# Is my indicator light broken on new Gaggia Classic?



## jirtoas (Jul 21, 2014)

Hi,

I got a 'used' Gaggia Classic a week ago from Amazon Warehouse Deals (about 15% off the regular Amazon price), which from my previous understanding / experience normally means it was a customer return, packaging is damaged or similar. On arrival the box was a bit worn but I wouldn't have had any idea the machine wasn't brand new - no signs of use, white plastic film still on the drip tray and the top panel.

I'm happy with the machine but am now convinced there's a fault with the temperature indicator light, which seems to work intermittently. It should light up whenever the machine is up to temperature (e.g. when the thermostat cuts out and the machine stops heating), right? With this machine the light appears to come on more or less randomly so it's hard to describe a reproducible set of symptoms, but typically it goes something like this - turn the left main power switch on (which works fine). Wait some minutes for initial heating - right-hand light occasionally comes on but normally not. Run water through to pre-heat the basket and cup: light often comes on when the right-hand pump switch is activated. Then usually switches off and stays off.

Similar for steaming - flick the middle switch and the right hand light doesn't normally come on, even after waiting several minutes (although it occasionally has). And I've heard a thermostat clicking without the indicator light switching on or off.

question 1 - am I just missing something stupid?
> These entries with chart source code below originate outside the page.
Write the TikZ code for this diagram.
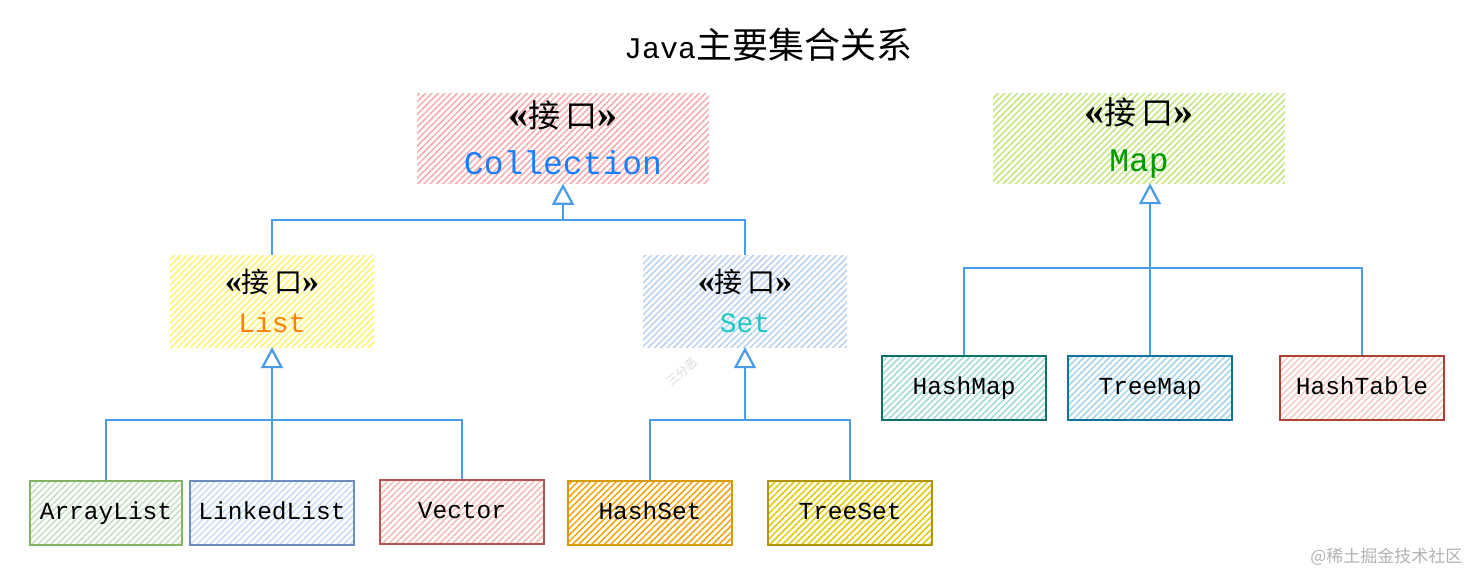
\documentclass[tikz,border=0pt]{standalone}
\usepackage{fontspec}
\setmainfont{Liberation Serif}
\setmonofont{Liberation Mono}
\newfontfamily\cjk{Noto Sans CJK SC}
\usetikzlibrary{arrows.meta,patterns.meta}
\definecolor{linkblue}{HTML}{4A9BE8}
\definecolor{collblue}{HTML}{1A7FFF}
\definecolor{listorange}{HTML}{FF8000}
\definecolor{setteal}{HTML}{1CC7C7}
\definecolor{mapgreen}{HTML}{009900}
\definecolor{pinkfill}{HTML}{F6A9AB}
\definecolor{yellowfill}{HTML}{FFF36E}
\definecolor{bluefill}{HTML}{B9D1F0}
\definecolor{greenfill}{HTML}{C3E47E}
\definecolor{alborder}{HTML}{82B366}
\definecolor{alfill}{HTML}{C5DFC3}
\definecolor{llborder}{HTML}{6C8EBF}
\definecolor{llfill}{HTML}{C9DCF6}
\definecolor{vecborder}{HTML}{B85450}
\definecolor{vecfill}{HTML}{F4B9B6}
\definecolor{hsborder}{HTML}{D79B00}
\definecolor{hsfill}{HTML}{F0A30A}
\definecolor{tsborder}{HTML}{B09500}
\definecolor{tsfill}{HTML}{E3C800}
\definecolor{hmborder}{HTML}{12706A}
\definecolor{hmfill}{HTML}{9FD9D5}
\definecolor{tmborder}{HTML}{10739E}
\definecolor{tmfill}{HTML}{A3D3EA}
\definecolor{htborder}{HTML}{AE4132}
\definecolor{htfill}{HTML}{F7C9C3}
\newcommand{\tag}[2]{{\bfseries\fontsize{#2}{#2}\selectfont«}{\cjk\fontsize{#1}{#1}\selectfont 接\hspace{0.15em}口}{\bfseries\fontsize{#2}{#2}\selectfont»}}

\begin{document}
\begin{tikzpicture}[x=1pt,y=-1pt,
  hatch/.style={pattern={Lines[angle=45,distance=4.5pt,line width=1.5pt]}, pattern color=#1},
  iface/.style={minimum width=292pt, minimum height=90pt, inner sep=0pt, align=center, font=\fontsize{30}{47}\selectfont},
  subiface/.style={minimum width=204pt, minimum height=92pt, inner sep=0pt, align=center, font=\fontsize{26}{40}\selectfont},
  impl/.style={minimum width=164pt, minimum height=64pt, inner sep=0pt, line width=1.6pt, text height=17pt, text depth=5pt, font=\ttfamily\fontsize{24.5}{28}\selectfont},
  link/.style={draw=linkblue, line width=1.6pt},
  inh/.style={link, -{Triangle[open,length=21pt,width=22pt,line width=2.2pt]}},
]
\useasboundingbox (0,0) rectangle (1472,576);
\node (title) at (768,45) {{\ttfamily\fontsize{30}{30}\selectfont Java}{\cjk\fontsize{36}{36}\selectfont 主要集合关系}};
\node[iface, hatch=pinkfill] (coll) at (563,138) {\tag{32}{40}\\{\ttfamily\fontsize{33}{33}\selectfont\color{collblue}Collection}};
\node[iface, hatch=greenfill] (map) at (1139,138) {\tag{32}{40}\\{\ttfamily\fontsize{33}{33}\selectfont\color{mapgreen}Map}};
\node[subiface, hatch=yellowfill] (list) at (272,301) {\tag{28}{34}\\{\ttfamily\fontsize{28}{28}\selectfont\color{listorange}List}};
\node[subiface, hatch=bluefill] (set) at (745,301) {\tag{28}{34}\\{\ttfamily\fontsize{28}{28}\selectfont\color{setteal}Set}};
\coordinate (cj) at (563,220);
\draw[link] (list.north) |- (cj) -| (set.north);
\draw[inh] (cj) -- (coll.south);
\node[impl, minimum width=152pt, draw=alborder, hatch=alfill] (arraylist) at (106,513) {ArrayList};
\node[impl, draw=llborder, hatch=llfill] (linkedlist) at (272,513) {LinkedList};
\node[impl, draw=vecborder, hatch=vecfill] (vector) at (462,512) {Vector};
\coordinate (lj) at (272,420);
\draw[link] (arraylist.north) |- (lj) -| (vector.north);
\draw[link] (linkedlist.north) -- (lj);
\draw[inh] (lj) -- (list.south);
\node[impl, draw=hsborder, hatch=hsfill] (hashset) at (650,513) {HashSet};
\node[impl, draw=tsborder, hatch=tsfill] (treeset) at (850,513) {TreeSet};
\coordinate (sj) at (745,420);
\draw[link] (hashset.north) |- (sj) -| (treeset.north);
\draw[inh] (sj) -- (set.south);
\node[impl, draw=hmborder, hatch=hmfill] (hashmap) at (964,388) {HashMap};
\node[impl, draw=tmborder, hatch=tmfill] (treemap) at (1150,388) {TreeMap};
\node[impl, draw=htborder, hatch=htfill] (hashtable) at (1362,388) {HashTable};
\coordinate (mj) at (1150,268);
\draw[link] (hashmap.north) |- (mj) -| (hashtable.north);
\draw[link] (treemap.north) -- (mj);
\draw[inh] (mj) -- (mj |- map.south);
\node[text=gray!30, rotate=40, font=\cjk\fontsize{12}{12}\selectfont] (mark) at (682,372) {三分恶};
\node[anchor=east, text=gray!60, font=\cjk\fontsize{17}{17}\selectfont] (credit) at (1466,557) {@稀土掘金技术社区};
\end{tikzpicture}
\end{document}
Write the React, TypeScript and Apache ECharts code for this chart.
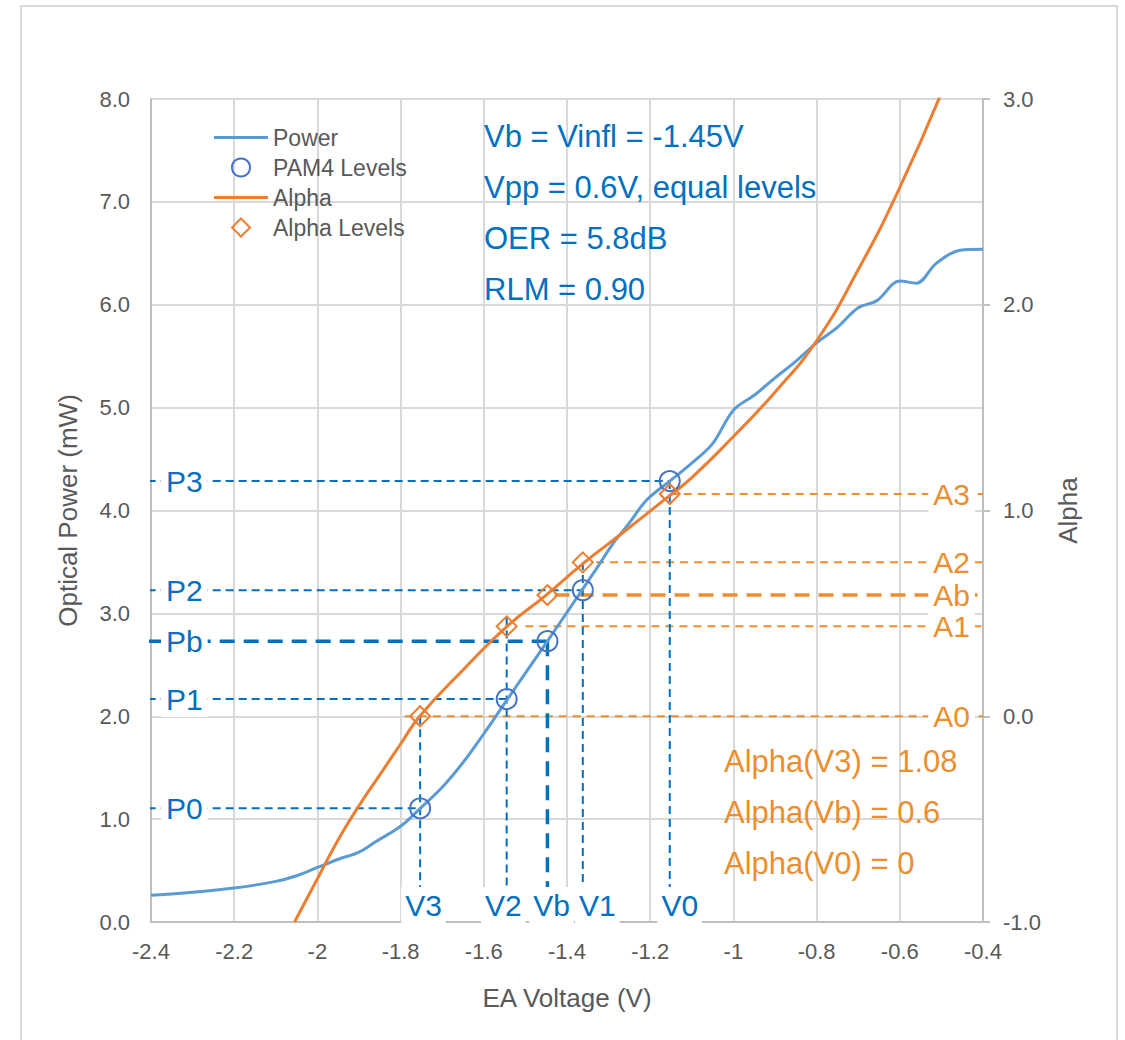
import React, { useEffect, useRef } from 'react';
import * as echarts from 'echarts';

// Power curve (EA voltage V, optical power mW)
const powerVoltage = [-2.4, -2.3, -2.2, -2.1, -2.05, -2.0, -1.95, -1.9, -1.86, -1.8, -1.754, -1.7, -1.65, -1.6, -1.543, -1.5, -1.447, -1.4, -1.364, -1.33, -1.289, -1.25, -1.209, -1.153, -1.1, -1.05, -1.0, -0.95, -0.9, -0.85, -0.8, -0.75, -0.7, -0.655, -0.6, -0.56, -0.513, -0.455, -0.4];
const powerValues = [0.26, 0.29, 0.33, 0.395, 0.45, 0.53, 0.61, 0.68, 0.78, 0.93, 1.10, 1.31, 1.55, 1.83, 2.167, 2.42, 2.73, 3.01, 3.226, 3.43, 3.68, 3.88, 4.10, 4.286, 4.46, 4.65, 4.975, 5.12, 5.29, 5.45, 5.63, 5.78, 5.97, 6.04, 6.23, 6.21, 6.40, 6.53, 6.54];

// Alpha curve (right axis)
const alphaVoltage = [-2.055, -2.0, -1.95, -1.9, -1.85, -1.8, -1.754, -1.65, -1.543, -1.45, -1.361, -1.273, -1.161, -1.1, -1.0, -0.9, -0.8, -0.7, -0.6, -0.5];
const alphaValues = [-1.0, -0.79, -0.60, -0.435, -0.285, -0.135, 0.0, 0.225, 0.439, 0.589, 0.743, 0.881, 1.06, 1.16, 1.36, 1.575, 1.825, 2.17, 2.57, 3.03];

// PAM4 levels
const levelVoltages = [-1.753, -1.545, -1.447, -1.362, -1.153];
const levelPower = [1.105, 2.167, 2.73, 3.226, 4.286];
const levelAlpha = [0.0, 0.437, 0.589, 0.748, 1.08];
const vNames = ['V3', 'V2', 'Vb', 'V1', 'V0'];
const pNames = ['P0', 'P1', 'Pb', 'P2', 'P3'];
const aNames = ['A0', 'A1', 'Ab', 'A2', 'A3'];
const vLineTop = [2.0, 2.96, 2.73, 3.5, 4.286];
const aLineStart = [-1.79, -1.5, -1.43, -1.33, -1.153];
const vLabelX = [-1.745, -1.553, -1.437, -1.327, -1.129];
const vLabelY = 0.165;
const boldIndex = 2;

const infoLines = ['Vb = Vinfl = -1.45V', 'Vpp = 0.6V, equal levels', 'OER = 5.8dB', 'RLM = 0.90'];
const alphaInfo = ['Alpha(V3) = 1.08', 'Alpha(Vb) = 0.6', 'Alpha(V0) = 0'];

const xTicks = { min: -2.4, max: -0.4, interval: 0.2 };
const yTicks = { min: 0, max: 8, interval: 1 };
const y2Ticks = { min: -1, max: 3, interval: 1 };

const FONT = 'Liberation Sans, Arial, sans-serif';
const BLUE_TXT = '#0070C0';
const ORANGE_TXT = '#EC8E2E';
const GRAY_TXT = '#595959';
const LINE_ICON = 'path://M0,0H54V3H0Z';
const DIAMOND_ICON = 'path://M9,0L18,9L9,18L0,9Z';

export default function App() {
  const ref = useRef<HTMLDivElement>(null);
  useEffect(() => {
    if (!ref.current) return;
    const chart = echarts.init(ref.current, undefined, { renderer: 'svg' });
    const series: any[] = [];
    series.push({
      name: 'Power', type: 'line', smooth: 0.35, symbol: 'none', z: 4,
      data: powerVoltage.map((v, i) => [v, powerValues[i]]),
      lineStyle: { color: '#5B9BD5', width: 3 }, itemStyle: { color: '#5B9BD5' },
    });
    series.push({
      name: 'Alpha', type: 'line', smooth: 0.5, symbol: 'none', yAxisIndex: 1, z: 4,
      data: alphaVoltage.map((v, i) => [v, alphaValues[i]]),
      lineStyle: { color: '#ED7D31', width: 3 }, itemStyle: { color: '#ED7D31' },
    });
    // guide lines
    levelVoltages.forEach((v, i) => {
      const bold = i === boldIndex;
      const bStyle = { color: BLUE_TXT, width: bold ? 3.5 : 2, type: bold ? [15, 9] : [8, 5] };
      const oStyle = { color: ORANGE_TXT, width: bold ? 3.5 : 2, type: bold ? [15, 9] : [8, 6] };
      series.push({
        type: 'line', symbol: 'none', silent: true, clip: false, z: 3,
        data: [[-2.408, levelPower[i]], [v, levelPower[i]]], lineStyle: bStyle,
      });
      series.push({
        type: 'line', symbol: 'none', silent: true, z: 3,
        data: [[v, vLineTop[i]], [v, 0]], lineStyle: bStyle,
      });
      series.push({
        type: 'line', symbol: 'none', silent: true, z: 3, yAxisIndex: 1, clip: false,
        data: [[aLineStart[i], levelAlpha[i]], [-0.4, levelAlpha[i]]], lineStyle: oStyle,
      });
    });
    series.push({
      name: 'PAM4 Levels', type: 'scatter', symbol: 'circle', symbolSize: 20, z: 6,
      data: levelVoltages.map((v, i) => [v, levelPower[i]]),
      itemStyle: { color: 'rgba(255,255,255,0)', borderColor: '#4472C4', borderWidth: 2, opacity: 1 },
    });
    series.push({
      name: 'Alpha Levels', type: 'scatter', symbol: 'diamond', symbolSize: 20, z: 6, yAxisIndex: 1,
      data: levelVoltages.map((v, i) => [v, levelAlpha[i]]),
      itemStyle: { color: 'rgba(255,255,255,0)', borderColor: '#ED7D31', borderWidth: 2, opacity: 1 },
    });
    const lbl = (color: string) => ({
      show: true, color, fontSize: 30, fontFamily: FONT, backgroundColor: '#fff',
      padding: [3, 5], lineHeight: 30,
    });
    series.push({
      type: 'scatter', symbolSize: 0, silent: true, z: 10, itemStyle: { opacity: 1 },
      data: levelPower.map((p, i) => ({ value: [-2.4, p], name: pNames[i] })),
      label: { ...lbl(BLUE_TXT), position: 'right', distance: 10, formatter: '{b}' },
    });
    series.push({
      type: 'scatter', symbolSize: 0, silent: true, z: 10, itemStyle: { opacity: 1 },
      data: vLabelX.map((x, i) => ({ value: [x, vLabelY], name: vNames[i] })),
      label: { ...lbl(BLUE_TXT), position: 'inside', formatter: '{b}', padding: [3, 4] },
    });
    series.push({
      type: 'scatter', symbolSize: 0, silent: true, z: 10, yAxisIndex: 1, itemStyle: { opacity: 1 },
      data: levelAlpha.map((a, i) => ({ value: [-0.4, a], name: aNames[i] })),
      label: { ...lbl(ORANGE_TXT), position: 'left', distance: 8, formatter: '{b}' },
    });

    const graphic: any[] = [
      { type: 'rect', shape: { x: 21, y: 6, width: 1096, height: 1060 }, style: { fill: 'none', stroke: '#D9D9D9', lineWidth: 2 }, z: -1, silent: true },
    ];
    infoLines.forEach((t, i) => graphic.push({
      type: 'text', x: 484, y: 136 + i * 51, z: 20,
      style: { text: t, fontSize: 31, fontFamily: FONT, fill: BLUE_TXT, verticalAlign: 'middle' },
    }));
    alphaInfo.forEach((t, i) => graphic.push({
      type: 'text', x: 724, y: 761 + i * 51, z: 20,
      style: { text: t, fontSize: 31, fontFamily: FONT, fill: ORANGE_TXT, verticalAlign: 'middle' },
    }));

    chart.setOption({
      animation: false,
      backgroundColor: '#fff',
      grid: { left: 151, right: 142, top: 99, bottom: 118 },
      legend: {
        data: [
          { name: 'Power', icon: LINE_ICON },
          { name: 'PAM4 Levels' },
          { name: 'Alpha', icon: LINE_ICON },
          { name: 'Alpha Levels', icon: DIAMOND_ICON },
        ],
        orient: 'vertical', left: 209, top: 121, itemWidth: 54, itemHeight: 18, itemGap: 7,
        symbolKeepAspect: true,
        textStyle: { fontSize: 23, fontFamily: FONT, color: GRAY_TXT, lineHeight: 20 },
      },
      xAxis: {
        type: 'value', ...xTicks,
        name: 'EA Voltage (V)', nameLocation: 'middle', nameGap: 63,
        nameTextStyle: { fontSize: 26, fontFamily: FONT, color: GRAY_TXT },
        axisLine: { show: true, onZero: false, lineStyle: { color: '#BFBFBF', width: 2 } },
        axisTick: { show: false },
        axisLabel: {
          margin: 18, fontSize: 22, fontFamily: FONT, color: GRAY_TXT,
          formatter: (v: number) => String(Number(v.toFixed(1))),
        },
        splitLine: { show: true, lineStyle: { color: '#D9D9D9', width: 2 } },
      },
      yAxis: [
        {
          type: 'value', ...yTicks, position: 'left',
          name: 'Optical Power (mW)', nameLocation: 'middle', nameGap: 70,
          nameTextStyle: { fontSize: 26, fontFamily: FONT, color: GRAY_TXT },
          axisLine: { show: true, lineStyle: { color: '#BFBFBF', width: 2 } },
          axisTick: { show: false },
          axisLabel: { margin: 21, fontSize: 22, fontFamily: FONT, color: GRAY_TXT, formatter: (v: number) => v.toFixed(1) },
          splitLine: { show: true, lineStyle: { color: '#D9D9D9', width: 2 } },
        },
        {
          type: 'value', ...y2Ticks, position: 'right',
          name: 'Alpha', nameLocation: 'middle', nameGap: 72,
          nameTextStyle: { fontSize: 26, fontFamily: FONT, color: GRAY_TXT },
          axisLine: { show: true, lineStyle: { color: '#BFBFBF', width: 2 } },
          axisTick: { show: true, length: 7, lineStyle: { color: '#BFBFBF', width: 2 } },
          axisLabel: { margin: 20, fontSize: 22, fontFamily: FONT, color: GRAY_TXT, formatter: (v: number) => v.toFixed(1) },
          splitLine: { show: false },
        },
      ],
      series,
      graphic,
    });
    return () => chart.dispose();
  }, []);
  return <div ref={ref} style={{ position: 'absolute', left: 0, top: 0, width: 1125, height: 1040 }} />;
}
Have I misunderstood the whole machine?

2 - I'm still in my statutory return period from Amazon so I could just send it back and would order a new one. But if it sounds to the experts like a trivial fault to fix (loose connection?) I would give it a go first.

thanks!


----------



## The Systemic Kid (Nov 23, 2012)

With the Classic, the temp light is on when the heating element is off, i.e. it indicates operating temp has been reached. Same for the steam temp light.

Sounds as if there is a fault on your machine - contact Amazon.


----------



## froggystyle (Oct 30, 2013)

I would send back, hopefully they will send you another one...


----------



## El carajillo (Mar 16, 2013)

I would agree with TSK, sounds like intermittent fault. Return to Amazon and include a note as to why or some one else may get it.


----------



## jirtoas (Jul 21, 2014)

OK thanks. I just ordered a brand new one and initiated the Amazon return.


----------